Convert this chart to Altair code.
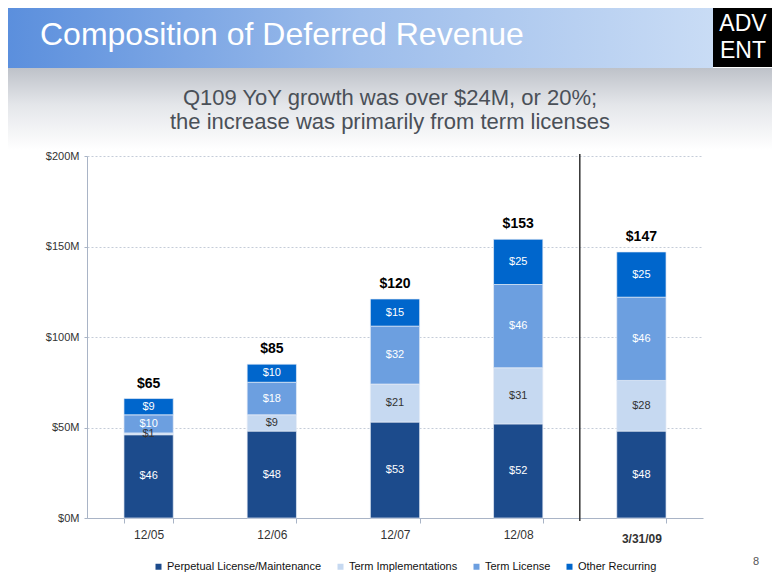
import altair as alt
import pandas as pd

# ---- data ----
cats = ['12/05', '12/06', '12/07', '12/08', '3/31/09']
series = ['Perpetual License/Maintenance', 'Term Implementations', 'Term License', 'Other Recurring']
perpetual = [46, 48, 53, 52, 48]
term_impl = [1, 9, 21, 31, 28]
term_lic = [10, 18, 32, 46, 46]
other = [9, 10, 15, 25, 25]
totals = [65, 85, 120, 153, 147]
colors = ['#1C4B8C', '#C6D9F1', '#6C9FE0', '#0066CC']

title_text = 'Composition of Deferred Revenue'
subtitle_lines = ['Q109 YoY growth was over $24M, or 20%;',
                  'the increase was primarily from term licenses']

W, H = 616, 362
FONT = 'Liberation Sans, Arial, sans-serif'

rows = []
for i, c in enumerate(cats):
    for j, (s, vals) in enumerate(zip(series, [perpetual, term_impl, term_lic, other])):
        rows.append({'cat': c, 'series': s, 'value': vals[i], 'order': j})
df = pd.DataFrame(rows)
tot_df = pd.DataFrame({'cat': cats, 'total': totals, 'stacked': [a + b + c + d for a, b, c, d in zip(perpetual, term_impl, term_lic, other)]})
one = pd.DataFrame({'a': [0]})

xscale = alt.Scale(domain=cats, paddingInner=0.6, paddingOuter=0.3)
yscale = alt.Scale(domain=[0, 200])

base = alt.Chart(df).transform_stack(
    stack='value', as_=['y0', 'y1'], groupby=['cat'], sort=[alt.SortField('order', order='ascending')]
).transform_calculate(mid='(datum.y0 + datum.y1) / 2')

bars = base.mark_bar(stroke='#E6EDF7', strokeWidth=0.7).encode(
    x=alt.X('cat:N', scale=xscale, sort=cats, title=None,
            axis=alt.Axis(labelFont=FONT, labelFontSize=12, labelColor='#333333', labelAngle=0,
                          labelFontWeight=alt.ExprRef("datum.value == '3/31/09' ? 'bold' : 'normal'"),
                          labelPadding=alt.ExprRef("datum.value == '3/31/09' ? 10 : 6"),
                          tickBand='extent', tickSize=5, tickColor='#A9B4C6',
                          domainColor='#A9B4C6', grid=False)),
    y=alt.Y('y0:Q', scale=yscale, title=None,
            axis=alt.Axis(values=[0, 50, 100, 150, 200], labelExpr="'$' + datum.value + 'M'",
                          labelFont=FONT, labelFontSize=11, labelColor='#333333', labelPadding=5,
                          tickSize=3, tickColor='#A9B4C6', domainColor='#A9B4C6',
                          grid=True, gridColor='#C5CCD8', gridDash=[2, 2])),
    y2='y1:Q',
    color=alt.Color('series:N', scale=alt.Scale(domain=series, range=colors), title=None,
                    legend=alt.Legend(orient='none', legendX=66, legendY=405, direction='horizontal',
                                      symbolType='square', symbolSize=36, symbolStrokeWidth=0,
                                      labelFont=FONT, labelFontSize=11, labelColor='#111111',
                                      columnPadding=13, labelOffset=3, padding=0)),
)

seg_labels = base.mark_text(font=FONT, fontSize=11).encode(
    x=alt.X('cat:N', scale=xscale, sort=cats),
    y=alt.Y('mid:Q', scale=yscale),
    text=alt.Text('label:N'),
    color=alt.condition("datum.series == 'Term Implementations' || datum.value < 3",
                        alt.value('#333333'), alt.value('white')),
).transform_calculate(label="'$' + datum.value")

tot_labels = alt.Chart(tot_df).transform_calculate(label="'$' + datum.total").mark_text(
    font=FONT, fontSize=14, fontWeight='bold', baseline='bottom', dy=-8, color='black'
).encode(
    x=alt.X('cat:N', scale=xscale, sort=cats),
    y=alt.Y('stacked:Q', scale=yscale),
    text='label:N',
)

sep = alt.Chart(one).mark_rule(color='#333333', strokeWidth=1.5).encode(
    x=alt.value(W * 4 / 5), y=alt.value(-2), y2=alt.value(H + 3)
)

# ---- decorations (slide header) ----
header = alt.Chart(one).mark_rect(
    fill=alt.Gradient(gradient='linear', x1=0, y1=0, x2=1, y2=0,
                      stops=[alt.GradientStop(color='#5B8FDD', offset=0),
                             alt.GradientStop(color='#9DBDEB', offset=0.5),
                             alt.GradientStop(color='#C9DCF5', offset=1)])
).encode(x=alt.value(-79), x2=alt.value(626), y=alt.value(-148), y2=alt.value(-88))

shade = alt.Chart(one).mark_rect(
    fill=alt.Gradient(gradient='linear', x1=0, y1=0, x2=0, y2=1,
                      stops=[alt.GradientStop(color='#BEC2C9', offset=0),
                             alt.GradientStop(color='#E4E6EA', offset=0.45),
                             alt.GradientStop(color='#FFFFFF', offset=1)])
).encode(x=alt.value(-79), x2=alt.value(685), y=alt.value(-88), y2=alt.value(-6))

logo_box = alt.Chart(one).mark_rect(color='black').encode(
    x=alt.value(626), x2=alt.value(685), y=alt.value(-148), y2=alt.value(-89))
LOGO_FONT = 'DejaVu Sans ExtraLight, Liberation Sans Narrow, sans-serif'
logo1 = alt.Chart(one).mark_text(text='ADV', font=LOGO_FONT, fontSize=23,
                                 color='white', align='center', baseline='alphabetic').encode(
    x=alt.value(656), y=alt.value(-125))
logo2 = alt.Chart(one).mark_text(text='ENT', font=LOGO_FONT, fontSize=23,
                                 color='white', align='center', baseline='alphabetic').encode(
    x=alt.value(656), y=alt.value(-98))

title = alt.Chart(one).mark_text(text=title_text, font=FONT, fontSize=32, color='white',
                                 align='left', baseline='alphabetic').encode(
    x=alt.value(-47), y=alt.value(-111))
sub1 = alt.Chart(one).mark_text(text=subtitle_lines[0], font=FONT, fontSize=22, color='#4A5058',
                                align='center', baseline='alphabetic').encode(
    x=alt.value(303), y=alt.value(-51))
sub2 = alt.Chart(one).mark_text(text=subtitle_lines[1], font=FONT, fontSize=22, color='#4A5058',
                                align='center', baseline='alphabetic').encode(
    x=alt.value(303), y=alt.value(-27))
page_no = alt.Chart(one).mark_text(text='8', font=FONT, fontSize=11, color='#555555',
                                   align='center').encode(x=alt.value(669), y=alt.value(406))

chart = alt.layer(
    header, shade, logo_box, logo1, logo2, title, sub1, sub2,
    bars, seg_labels, tot_labels, sep, page_no
).properties(
    width=W, height=H,
    autosize=alt.AutoSizeParams(type='none'),
    padding={'left': 79, 'top': 148, 'right': 69, 'bottom': 59},
    background='white',
).configure_view(stroke=None)

chart.save('out.html', embed_options={'renderer': 'svg', 'actions': False})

========================================

Write out again exactly the lines from the start of the data above through the line containing "colors = ['#1C4B8C', '#C6D9F1', '#6C9FE0', '#0066CC']", inclusive, excluding any pictures.

Convert this chart to Altair code.
import altair as alt
import pandas as pd

# ---- data ----
cats = ['12/05', '12/06', '12/07', '12/08', '3/31/09']
series = ['Perpetual License/Maintenance', 'Term Implementations', 'Term License', 'Other Recurring']
perpetual = [46, 48, 53, 52, 48]
term_impl = [1, 9, 21, 31, 28]
term_lic = [10, 18, 32, 46, 46]
other = [9, 10, 15, 25, 25]
totals = [65, 85, 120, 153, 147]
colors = ['#1C4B8C', '#C6D9F1', '#6C9FE0', '#0066CC']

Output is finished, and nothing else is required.